Se você também não fala a palavra Candyman cinco vezes em frente a um espelho é bem provável que tenha se apavorado com o filme de 1992 O mistério de Candyman. Na trama, a lenda urbana se mostra viva e recorre a métodos bem violentos e aterroriza uma comunidade nas periferias de Chicago.
O que nem todo mundo sabe é que a história dirigida por Bernard Rose se baseia em um conto de Clive Barker (que também escreveu Hellraiser). Originalmente escrita sob o título O proibido, a história foi publicada recentemente no Brasil em uma edição lindinha da Darkside Books com o título de Candyman.
Das páginas para a tela algumas alterações foram feitas e é delas que vamos falar neste post:
Embora as duas histórias foquem em conjuntos habitacionais onde moram pessoas esquecidas pela sociedade, o conto tem uma ambientação na periferia de Londres enquanto o filme se passa nos guetos de Chicago. Isso interfere principalmente na questão racial, da qual falaremos mais adiante.
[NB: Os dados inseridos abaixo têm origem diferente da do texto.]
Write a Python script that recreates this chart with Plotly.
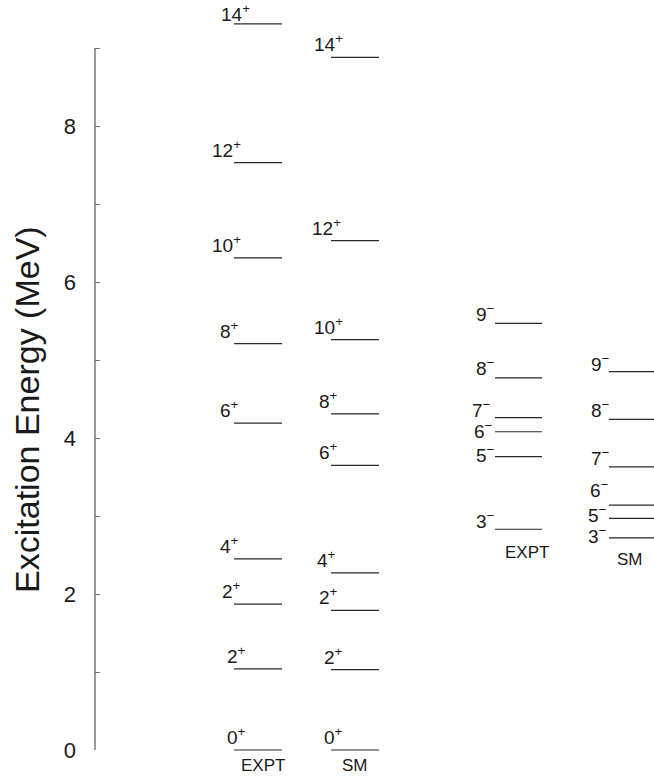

No filme o tema da pesquisa acadêmica de Helen tem tudo a ver com a história: lendas urbanas. É assim que ela fica sabendo da história de Candyman e se dirige àquele condomínio específico. Já no livro o tiro é um pouco mais longo: ela está fazendo uma pesquisa sobre pichações e, quase que por acaso, vai parar no tal do Butt’s Court, onde habita uma entidade maligna chamada Candyman.
Um dos pontos mais icônicos da história é a forma como Candyman é invocado: dizendo seu nome cinco vezes em frente a um espelho. E se eu te disser que no livro não tem absolutamente nada disso? O “local” de Candyman não é um misterioso buraco por trás de um espelho, ele está num cômodo por trás de uma misteriosa porta. O filme aprofundou a simbologia das lendas urbanas, pegando elementos de outras histórias conhecidas, como é o caso da Maria Sangrenta, e traz todo um paralelo com a vida de Helen, já que aquele conjunto habitacional é muito parecido com o que ela mora. Só que no lado “errado” da cidade. No livro este tipo de ironia não é abordado.
Se no livro Helen conduz suas investigações praticamente sozinha, no filme ela ganha uma colega, Bernadette. O recurso é muito importante para que a protagonista possa compartilhar seus pensamentos no filme. No livro a narração dá conta disso, mas no filme uma narração em off do que a personagem pensa poderia se tornar cansativa. Ponto pra Bernadette!
A transposição da história de Londres para Chicago permitiu dar mais uma camada à história: a questão racial. No filme os moradores de Cabrini-Green são negros pobres, muitos deles envolvidos com tráfico de drogas e gangues, aumentando o abismo entre Helen e o seu objeto de estudo. No livro esta questão simplesmente não existe.
Se no filme o Candyman de Tony Todd se tornou um dos vilões mais icônicos do cinema de terror, a sua descrição do livro em nada tem a ver com a aparência do autor. No conto Candyman é descrito da seguinte forma: “Ele reluzia ao ponto de ser berrante – sua pele era de um amarelo que lembrava cera, os lábios finos de um azul-pálido, os olhos selvagens cintilando como se a íris fosse incrustada de rubis. Seu paletó era todo remendado, assim como as calças”. Nada a ver, né? Sem contar que no livro o vilão não tem uma história de fundo, que é explicada no filme, além de oferecer uma relação de predador/presa muito mais profunda com Helen.
Candyman é um dos raros casos em que o filme é superior à obra de origem. Mas isso não tira o mérito de Barker, que participou da produção do filme e ajudou a expandir o universo que ele havia criado. Com mais camadas e contexto para os personagens, o filme é um belo exemplo de quando o cinema entende a essência do que foi escrito e consegue ampliá-lo de forma coerente e pertinente ao público que se destina.